Well, PPC is a digital advertising channel wherein the advertiser pays for each click on one of their ads.
It can be a fixed amount of money, and it can also take the form of a fixed daily budget where the value of each click fluctuates based on competition and search volume.
Here, we need to state that the alternative to paying per click is paying for “impressions” ad views.
In fact, impressions are measured by cost per 1000 impressions, CPM.
The benefit of PPC is pretty obvious.
You don’t have to pay unless somebody clicks.
Well, any conversion begins when a user clicks on an ad.
So, using PPC, you move ahead towards conversion.
Platforms such as Google AdWords and Bing Ads use the PPC model to allow advertisers to bid on keywords connected with their businesses.
Moreover, the PPC Advertising channel helps to drive traffic to your website and convert them into customers.
It is also used with social media platforms (Facebook, Linked In) to reach target audiences based on specific demographics and interests.
What is CPC?
CPC or Cost per Click is a metric that is used to measure the cost per click.
In other words, CPC measures the success of online ads. When an ad is clicked, it costs a certain amount of money. The goal is to have the lowest CPC possible.
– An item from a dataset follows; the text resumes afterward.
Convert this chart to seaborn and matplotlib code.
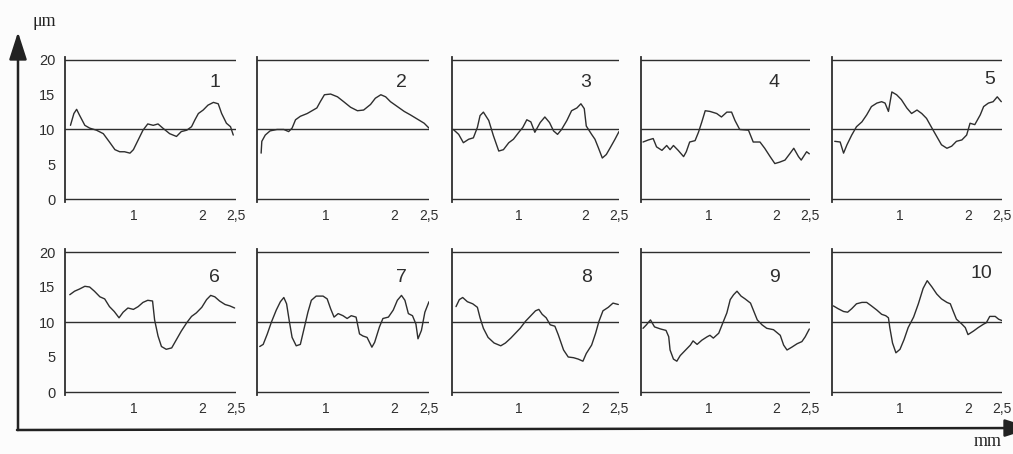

CPC communicates the cost that you are actually paying per click on your advertising program.
It varies depending on factors such as competition for the keyword as well as fluctuations in search volume.
A bidding process determines the CPC cost.
It is an agreed-upon fee when a viewer goes on to click the ad.
Cost per Click helps you to know how expensive a term is against the relative benefit of having those clicks.
When you know CPC, you can decide what terms to bid on when calculating the ROI for a campaign.
Lastly and most importantly, for you, your goal should be to get the lowest CPC within your PPC or CPM advertising campaigns.
For example, in CPM ads, you placed an advertisement at $5 per CPM, and you got ten clicks for that CPM now, your effecting CPC will be $5/10= $0.5 per click. So your goal in CPM ads will be to get as many clicks as.
If you are using the PPC model as good CTR, you will get a click cost reduced as Google AdWords looks for high CTR and charges less than what you have bid.
Say you have set per click cost to $0.25 and you are CTR is very low as 0.5%, then your effect CPC maybe $0.25, but if you are getting a good CTR sat 3%, Google AdWords may charge you only $0.2 per click.
In this way, you can reduce your per click cost.
With this, we come to the end of this presentation.
We hope that the post has given you much understanding of the different acronyms used in the digital advertising world.
Now, we are sure that you have a much deeper knowledge of online advertising terms.